Dimethylphosphine oxide is an organophosphorus compound with the formula (CH3)2P(O)H.  It is a  colorless liquid that soluble in polar organic solvents.  It exists as the phosphine oxide, not the hydroxy tautomer.  A related compound is diphenylphosphine oxide.  Both are sometimes called secondary phosphine oxides.

Preparation
The compound arises by the hydrolysis of chlorodimethylphosphine:
Me2PCl  +  H2O  →   Me2P(O)H  +  HCl
Methanol, but not ethanol, can also be used in place of water, the co-product being methyl chloride.

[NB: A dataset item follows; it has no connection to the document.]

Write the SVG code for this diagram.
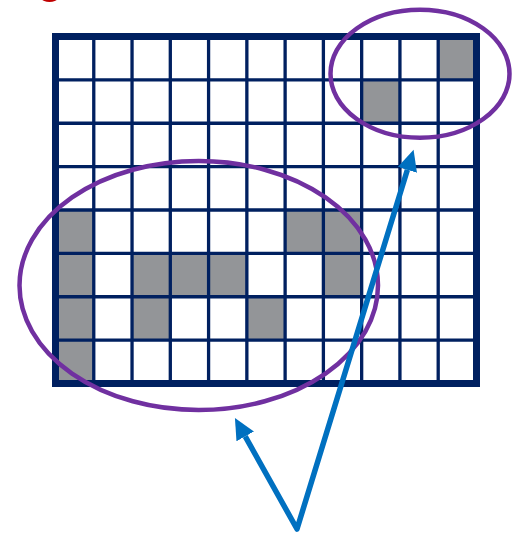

Since chlorodimethylphosphine is dangerous to handle, alternative routes to dimethylphosphine oxide have been developed.  A popular method starts with diethylphosphite, according to the following idealized equations:
(C2H5O)2P(O)H  +  3 CH3MgBr   →  (CH3)2P(O)MgBr  +  2 MgBr(OC2H5)  +  CH4
(CH3)2P(O)MgBr  +  H2O   →  (CH3)2P(O)H  +  2 MgBr(OH)

Reactions
Chlorination gives dimethylphosphoryl chloride.  It undergoes hydroxymethylation with formaldehyde.  
Me2P(O)H  +  CH2O   →   Me2P(O)CH2OH
Many aldehydes effect a similar reaction.